Deep mutual learning is integrated with federated learning from invisible data to learn knowledge. In FML (Shen et al., 2020), the meme model as a medium between the global models and the local models is used to solve the problem of data, objective, and model heterogeneity (DOM) in Fig. 1b. Student models can train mutually instead of learning from the pre-trained teacher model. The loss functions $L(\cdot )$ of $C_{local}$ and $C_{meme}$ describe as follows:

$$\begin{aligned} \begin{aligned} L_{local} = \alpha L_{C_{local}} + (1-\alpha ) D_{KL}( p_{meme}\Vert p_{local}) \\ L_{meme} = \beta L_{C_{meme}} + (1-\beta ) D_{KL}( p_{local}\Vert p_{meme}) \end{aligned} \end{aligned}$$

(10)

where $\alpha $ and $\beta $ are the hyper-parameters which use to control the proportion of knowledge transfer from data or model. When $\beta =1$, the federated mutual learning algorithm would degrade into a typical federated averaging algorithm.

4 Methodology

In this section, we describe the Heterogerous Hierarchical Federated Mutual Learning (HFML) method in an edge-based federated learning system which includes cloud servers, edge servers, and clients. Fig. 1c shows the diagram of a round of HFML.

4.1 Formulation

Edge servers are denoted by $S_{edge} = \{m_i, i=1, \cdots , M\}$ and clients are denoted by $S_{client}=\{c_{i_j}, {i_j}=1, \cdots , N\}$. The edge models are marked as $\{C_i, i= 1, \cdots , N\}$. The client models connected to edge server $m_i$ are marked as $\{C_{i_j}, i_j = 1, \cdots , K\}$, $c_{i_j}$ represents j-th client connected to the i-th edge server and each edge server connects same number of clients (Table 1).

Table 1 Notations

Full size table

The rounds are marked as D. The global communication round sets T between cloud and edge servers, and the partial communication round sets t between clients and edge servers, the local epoch sets E. $p_{C_{i_j}}$ is computed as Eq. 5 and $P_I$ represents periodic predictions aggregation.

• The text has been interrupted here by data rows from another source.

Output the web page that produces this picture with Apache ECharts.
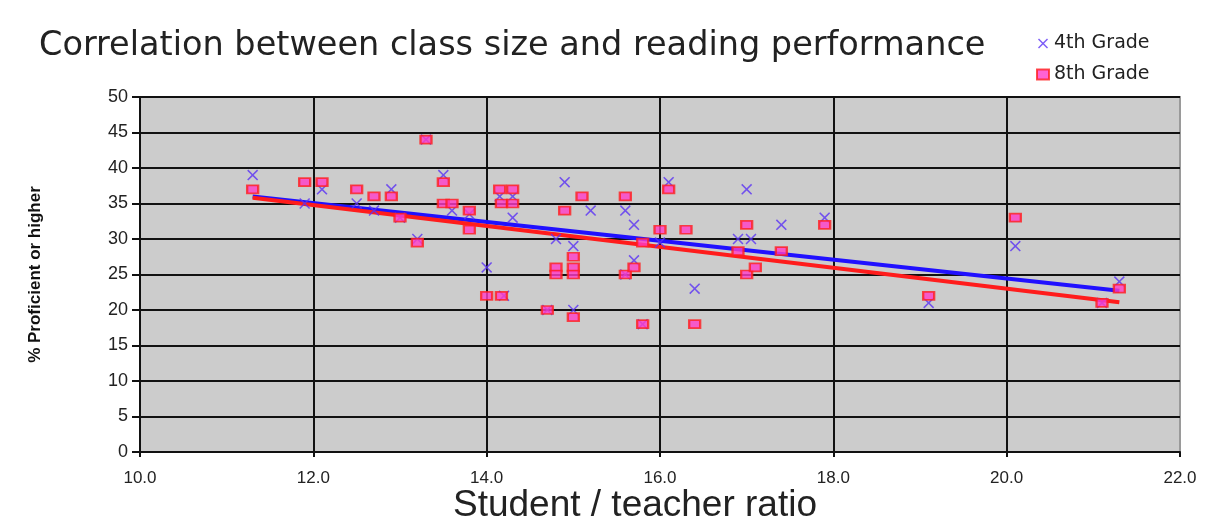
<!DOCTYPE html>
<html>
<head>
<meta charset="utf-8">
<script src="https://cdn.jsdelivr.net/npm/echarts@6/dist/echarts.min.js"></script>
<style>
  html, body { margin: 0; background: #fff; }
  #chart { width: 1219px; height: 520px; }
</style>
</head>
<body>
<div id="chart"></div>
<script>
// [student/teacher ratio, % proficient or higher]
const grade4 = [
  [11.3, 39], [11.9, 35], [12.1, 37], [12.5, 35], [12.7, 34], [12.9, 37],
  [13.0, 33], [13.2, 30], [13.3, 44], [13.5, 39], [13.6, 34], [13.8, 33.5],
  [14.0, 26], [14.15, 36], [14.3, 36], [14.3, 33], [14.2, 22], [14.7, 20],
  [14.8, 30], [14.9, 38], [15.0, 29], [15.0, 20], [15.2, 34], [15.6, 34],
  [15.6, 25], [15.7, 32], [15.7, 27], [15.8, 18], [16.0, 29.5], [16.1, 38],
  [16.4, 23], [16.9, 30], [17.05, 30], [17.0, 37], [17.4, 32], [17.9, 33],
  [19.1, 21], [20.1, 29], [21.1, 21], [21.3, 24]
]
const grade8 = [
  [11.3, 37], [11.9, 38], [12.1, 38], [12.5, 37], [12.7, 36], [12.9, 36],
  [13.0, 33], [13.2, 29.5], [13.3, 44], [13.5, 38], [13.5, 35], [13.6, 35],
  [13.8, 34], [13.8, 31.3], [14.0, 22], [14.15, 37], [14.3, 37], [14.17, 35],
  [14.3, 35], [14.17, 22], [14.7, 20], [14.8, 26], [14.8, 25], [14.9, 34],
  [15.0, 27.5], [15.0, 26], [15.0, 25], [15.0, 19], [15.1, 36], [15.6, 36],
  [15.6, 25], [15.7, 26], [15.8, 29.5], [15.8, 18], [16.0, 31.3], [16.3, 31.3],
  [16.1, 37], [16.4, 18], [16.9, 28.3], [17.0, 32], [17.0, 25], [17.1, 26],
  [17.4, 28.3], [17.9, 32], [19.1, 22], [20.1, 33], [21.1, 21], [21.3, 23]
]
// trendline end points
const trend4 = [[11.3, 36.0], [21.3, 22.7]]
const trend8 = [[11.3, 35.8], [21.3, 21.1]]

const crossPath = 'path://M0,1L1,0L5,4L9,0L10,1L6,5L10,9L9,10L5,6L1,10L0,9L4,5Z'

const chart = echarts.init(document.getElementById('chart'))

chart.setOption({
  animation: false,
  backgroundColor: '#fff',
  title: {
    text: 'Correlation between class size and reading performance',
    left: 34,
    top: 24,
    textStyle: {
      fontFamily: 'DejaVu Sans',
      fontSize: 33.5,
      fontWeight: 'normal',
      color: '#222'
    }
  },
  legend: {
    data: ['4th Grade', '8th Grade'],
    orient: 'vertical',
    left: 1031,
    top: 29,
    itemWidth: 12,
    itemHeight: 10,
    itemGap: 12,
    textStyle: {
      fontFamily: 'DejaVu Sans',
      fontSize: 19,
      color: '#222'
    }
  },
  grid: {
    left: 140,
    right: 39,
    top: 97,
    bottom: 68,
    outerBoundsMode: 'none',
    show: true,
    backgroundColor: '#cccccc',
    borderColor: '#9a9a9a',
    borderWidth: 2
  },
  xAxis: {
    type: 'value',
    min: 10,
    max: 22,
    interval: 2,
    name: 'Student / teacher ratio',
    nameLocation: 'middle',
    nameMoveOverlap: false,
    nameGap: 35,
    nameTextStyle: {
      fontFamily: 'Liberation Sans',
      fontSize: 37,
      color: '#222',
      padding: [0, 50, 0, 0]
    },
    axisLine: { lineStyle: { color: '#111', width: 2 } },
    axisTick: { show: true, length: 5, lineStyle: { color: '#111', width: 2 } },
    axisLabel: {
      margin: 18,
      fontFamily: 'Liberation Sans',
      fontSize: 17,
      color: '#222',
      formatter: v => v.toFixed(1)
    },
    splitLine: {
      show: true,
      showMaxLine: false,
      lineStyle: { color: '#111', width: 2 }
    }
  },
  yAxis: {
    type: 'value',
    min: 0,
    max: 50,
    interval: 5,
    name: '% Proficient or higher',
    nameLocation: 'middle',
    nameMoveOverlap: false,
    nameGap: 96,
    nameTextStyle: {
      fontFamily: 'Liberation Sans',
      fontSize: 17,
      fontWeight: 'bold',
      color: '#111'
    },
    axisLine: { show: true, lineStyle: { color: '#111', width: 2 } },
    axisTick: { show: true, length: 8, lineStyle: { color: '#111', width: 2 } },
    axisLabel: {
      margin: 12,
      fontFamily: 'Liberation Sans',
      fontSize: 18,
      color: '#222'
    },
    splitLine: {
      show: true,
      lineStyle: { color: '#111', width: 2 }
    }
  },
  series: [
    {
      type: 'line',
      data: trend4,
      symbol: 'none',
      silent: true,
      z: 2,
      lineStyle: { color: '#2010ff', width: 4 }
    },
    {
      type: 'line',
      data: trend8,
      symbol: 'none',
      silent: true,
      z: 2,
      lineStyle: { color: '#ff1c1c', width: 4 }
    },
    {
      name: '4th Grade',
      type: 'scatter',
      data: grade4,
      symbol: crossPath,
      symbolSize: 11,
      z: 3,
      itemStyle: { color: '#5a32f5' }
    },
    {
      name: '8th Grade',
      type: 'scatter',
      data: grade8,
      symbol: 'rect',
      symbolSize: [11, 8],
      z: 4,
      itemStyle: { color: '#ff3cc8', borderColor: '#ff1e1e', borderWidth: 2 }
    }
  ]
})
</script>
</body>
</html>
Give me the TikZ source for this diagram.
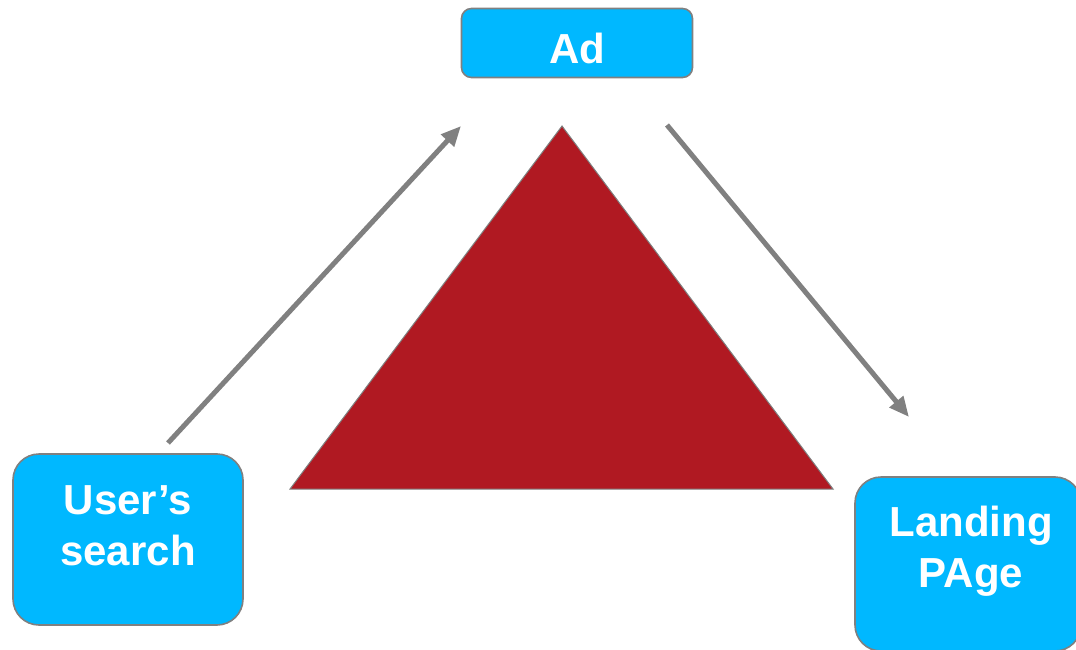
\documentclass[tikz,border=0pt]{standalone}
\usepackage{fontspec}
\setmainfont{Liberation Sans}
\usetikzlibrary{arrows.meta}
\definecolor{boxblue}{RGB}{0,184,255}
\definecolor{tri}{RGB}{176,25,34}
\definecolor{edge}{RGB}{128,128,128}
\begin{document}
\begin{tikzpicture}[x=1pt,y=-1pt,
  box/.style={draw=edge,line width=1.6pt,fill=boxblue,rectangle,inner sep=0pt},
  lbl/.style={text=white,font=\bfseries\fontsize{42}{51}\selectfont,align=center,inner sep=0pt},
  conn/.style={draw=edge,line width=5pt,-{Triangle[length=20pt,width=17pt]}}]
\useasboundingbox (0,0) rectangle (1076,650);
\begin{scope}
\clip (0,0) rectangle (1076,650);
% triangle
\draw[draw=edge,line width=1pt,fill=tri] (562,126) -- (290,489) -- (833,489) -- cycle;
% boxes
\node[box,rounded corners=10pt,minimum width=231pt,minimum height=69pt] (ad) at (577,43) {};
\node[box,rounded corners=26pt,minimum width=230pt,minimum height=171pt] (us) at (128,539.5) {};
\node[box,rounded corners=26pt,minimum width=226pt,minimum height=174pt] (lp) at (968,564) {};
% labels
\node[lbl,anchor=base] (adt) at (577,64) {Ad};
\node[lbl] (ust) at (128,526) {User’s\\search};
\node[lbl] (lpt) at (971,551) {Landing\\PAge};
% connectors
\coordinate (a1) at (168,443);
\coordinate (a2) at (461,126);
\coordinate (b1) at (667,125);
\coordinate (b2) at (909,417);
\draw[conn] (a1) -- (a2);
\draw[conn] (b1) -- (b2);
\end{scope}
\end{tikzpicture}
\end{document}
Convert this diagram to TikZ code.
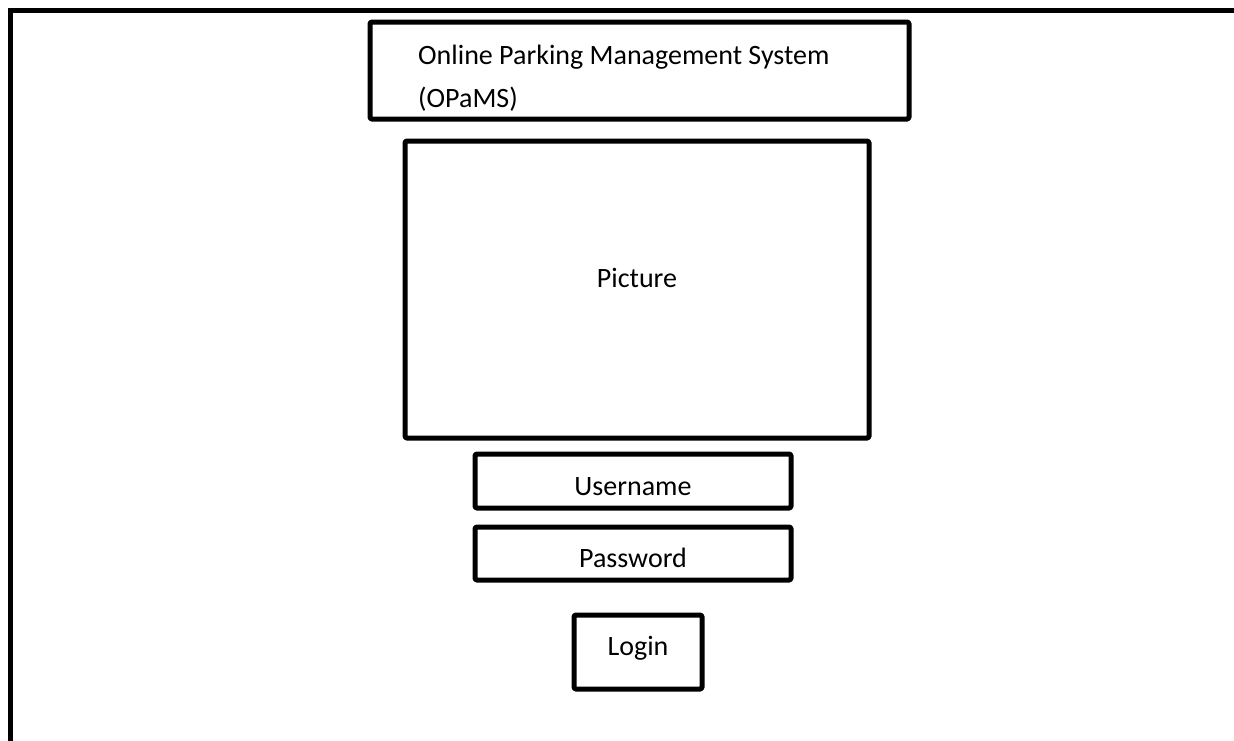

$$\begin{aligned} p_I=\left\{ \begin{aligned}&\frac{1}{K}\sum ^K_{i_j=1}p_{C_{i_j}} \quad&D \mod E = 0 \\&p_{C_{i_j}} \quad&D \mod E \ne 0 \end{aligned} \right. \end{aligned}$$

We rewrite the edge model loss function $L_{C_i}$ and local model loss function $L_{C_{i_j}}$ as follows:

$$\begin{aligned} \begin{aligned} L_{C_{i_j}}&= L_{C_{i_j}} + D_{KL}(p_{C_{i_j}} \Vert p_I) \\ L_{C_i}&= \alpha L_{C_{i}} + \beta D_{KL}(p_I \Vert p_{C_{i_j}}) \end{aligned} \end{aligned}$$

(11)

where $L_{C_{i_j}}$ and $L_{C_i}$ are computed by Eq. 7. The hyper-parameters are used to adjust the strength of learning ability from local data, defaulting to 0.5 for all experiments. The edge and local models conduct DML and update model parameters.

$$\begin{aligned} w^{m+1}_{edge} \leftarrow w^m_{edge} - \eta \nabla L_{C_i} (w^m_{edge}, w^k_{local}) \end{aligned}$$

(12)

$$\begin{aligned} w^{k+1}_{local} \leftarrow w^k_{local} - \eta \nabla L_{C_{i_j}}(w^m_{edge}, w^k_{local}) \end{aligned}$$

(13)

Partial periodic aggregation at the edge layer and global model aggregation in the cloud are as follows.

$$\begin{aligned} w^{m_i}_{edge} \leftarrow \sum _{c_{i_j}=1}^K w^{c_{i_j}}_{local} \end{aligned}$$

(14)

$$\begin{aligned} w_{global} \leftarrow \sum _{m_i=1}^M w^{m_i}_{edge} \end{aligned}$$

(15)

In Fig. 1c, the edge servers download the global models (homogeneous or heterogeneous) from the cloud as edge models, and the client downloads the edge model and trains mutually and uploads the edge model to the edge layer. Finally, the cloud aggregates local models into a global model. HFML is compatible with heterogeneous models on Non-IID data, where the edge layer acts as a knowledge transfer hub between connected clients in Algorithm 1

5 Experiments

5.1 Models and datasets

We conduct extensive experiments on CIFAR-10 (Krizhevsky et al., 2014) and CIFAR-100 (Krizhevsky et al., 2009) datasets, which are widely used in image classification task. CIFAR-10 consists of 50000 training images and 10000 test images in 10 classes, with 5000 and 1000 images per class. CIFAR-100 has the same total number of images as CIFAR-10, but it has 100 classes. All images of CIFAR-10/100 are 3-channel 32x32 RGB images. We simulate two settings by sorting and assigning label classes.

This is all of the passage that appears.